The warp of the Galactic stellar disk detected in IRAS source counts

Abstract

We investigate the tentative evidence for a warp in the Galactic stellar disk, similar to the well-known warp seen in the H I gas, using a sample of ~ 90,000 IRAS point sources as disk tracers. The IRAS sources were selected on the basis of infrared colors, and most of them are probably evolved, dust-shell stars. Analysis of their distribution near the Galactic plane shows a systematic variation of characteristic latitude with the longitude. The sources are found preferentially above the plane near l^(II) ~ 90°-100°, and below the plane near l^(II) ~ 240°-270°, with the amplitude of the deviation increasing at the fainter flux levels (i.e., for more distant sources). Simple sine-wave models provide good fits to the data, whereas the null hypothesis (no variation with the longitude) can be rejected with a high degree of significance.
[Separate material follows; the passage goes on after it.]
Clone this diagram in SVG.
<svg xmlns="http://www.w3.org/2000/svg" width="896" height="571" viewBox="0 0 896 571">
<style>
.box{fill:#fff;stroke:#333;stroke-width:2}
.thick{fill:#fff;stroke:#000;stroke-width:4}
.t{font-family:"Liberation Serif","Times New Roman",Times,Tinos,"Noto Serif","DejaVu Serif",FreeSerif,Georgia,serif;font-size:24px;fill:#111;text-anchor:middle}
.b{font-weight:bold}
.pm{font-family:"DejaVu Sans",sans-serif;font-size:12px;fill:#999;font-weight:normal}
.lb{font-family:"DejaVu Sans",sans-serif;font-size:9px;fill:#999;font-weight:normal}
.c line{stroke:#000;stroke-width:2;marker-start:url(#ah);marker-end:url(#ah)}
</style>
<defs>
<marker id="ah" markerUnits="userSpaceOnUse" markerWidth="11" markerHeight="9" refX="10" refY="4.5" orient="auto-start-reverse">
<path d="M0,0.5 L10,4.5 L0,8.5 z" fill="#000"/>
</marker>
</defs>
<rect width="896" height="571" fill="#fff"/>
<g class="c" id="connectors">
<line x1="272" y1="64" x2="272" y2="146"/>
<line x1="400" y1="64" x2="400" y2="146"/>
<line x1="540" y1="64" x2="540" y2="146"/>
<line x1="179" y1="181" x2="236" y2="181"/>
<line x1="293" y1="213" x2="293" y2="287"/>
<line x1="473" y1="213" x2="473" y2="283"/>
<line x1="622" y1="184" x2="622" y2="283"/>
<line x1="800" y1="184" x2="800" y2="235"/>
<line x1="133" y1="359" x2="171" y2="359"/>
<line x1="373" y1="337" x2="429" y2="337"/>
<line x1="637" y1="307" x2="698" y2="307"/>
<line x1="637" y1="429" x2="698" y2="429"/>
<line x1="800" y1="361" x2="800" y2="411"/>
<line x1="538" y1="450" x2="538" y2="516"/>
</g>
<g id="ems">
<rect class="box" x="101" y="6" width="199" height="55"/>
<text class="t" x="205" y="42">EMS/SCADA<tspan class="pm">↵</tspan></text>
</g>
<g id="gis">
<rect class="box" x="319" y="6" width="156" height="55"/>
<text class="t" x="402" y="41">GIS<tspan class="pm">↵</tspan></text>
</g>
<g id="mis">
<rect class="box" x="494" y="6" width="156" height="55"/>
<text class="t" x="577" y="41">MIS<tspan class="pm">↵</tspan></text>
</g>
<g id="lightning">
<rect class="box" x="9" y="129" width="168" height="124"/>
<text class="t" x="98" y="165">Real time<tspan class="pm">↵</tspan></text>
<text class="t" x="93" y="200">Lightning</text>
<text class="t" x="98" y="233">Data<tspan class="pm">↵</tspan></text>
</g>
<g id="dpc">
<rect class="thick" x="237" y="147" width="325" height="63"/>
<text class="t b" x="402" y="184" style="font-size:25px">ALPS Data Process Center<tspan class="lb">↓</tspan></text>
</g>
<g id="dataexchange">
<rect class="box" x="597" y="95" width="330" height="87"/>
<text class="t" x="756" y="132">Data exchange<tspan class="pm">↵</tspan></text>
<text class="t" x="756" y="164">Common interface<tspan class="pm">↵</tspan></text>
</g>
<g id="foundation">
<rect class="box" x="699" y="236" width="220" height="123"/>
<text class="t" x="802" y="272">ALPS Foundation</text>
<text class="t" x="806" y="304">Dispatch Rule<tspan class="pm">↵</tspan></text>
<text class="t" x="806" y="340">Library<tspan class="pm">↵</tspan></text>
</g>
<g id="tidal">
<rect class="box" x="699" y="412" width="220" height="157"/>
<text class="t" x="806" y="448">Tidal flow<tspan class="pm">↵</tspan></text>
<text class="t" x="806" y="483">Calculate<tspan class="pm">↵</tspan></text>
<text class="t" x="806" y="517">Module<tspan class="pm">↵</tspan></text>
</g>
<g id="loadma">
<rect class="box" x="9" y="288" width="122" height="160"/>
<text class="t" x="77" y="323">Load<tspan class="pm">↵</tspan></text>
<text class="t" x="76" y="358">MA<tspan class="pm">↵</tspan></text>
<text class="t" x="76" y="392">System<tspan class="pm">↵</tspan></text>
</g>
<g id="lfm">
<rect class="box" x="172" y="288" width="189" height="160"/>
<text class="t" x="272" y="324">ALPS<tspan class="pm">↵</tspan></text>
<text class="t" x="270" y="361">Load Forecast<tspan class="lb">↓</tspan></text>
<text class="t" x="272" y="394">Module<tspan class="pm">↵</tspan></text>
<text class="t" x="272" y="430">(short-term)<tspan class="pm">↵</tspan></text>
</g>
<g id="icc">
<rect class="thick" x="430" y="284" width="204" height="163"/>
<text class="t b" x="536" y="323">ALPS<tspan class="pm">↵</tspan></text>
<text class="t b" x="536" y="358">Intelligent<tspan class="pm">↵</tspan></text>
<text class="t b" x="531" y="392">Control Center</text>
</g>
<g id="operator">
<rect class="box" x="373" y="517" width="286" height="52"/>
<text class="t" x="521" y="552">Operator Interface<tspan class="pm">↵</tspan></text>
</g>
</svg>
This behavior is at least qualitatively as expected, if the IRAS sources follow the H I warp. We conclude that the stellar disk of our Galaxy is warped at large radii in a way similar to the H I layer, and that the warp is an important characteristic of our Galaxy as a whole. Since most of the IRAS stars are relatively old (several Gyr), we propose that the warp is a long-lasting phenomenon, possibly caused by asymmetries of the mass distribution in the outer regions of the Galactic dark halo. The projected amplitude of the IRAS warp may be lower than expected if the stars and the gas trace each other at all radii. We tentatively explain this as a signature of the radial truncation of the Galactic stellar disk. We also find that the mean disk plane, as delineated by the IRAS sources, is ~ 0°1-0°2 below b^(II) = 0°; this may reflect the z-distance of the Sun above the disk plane.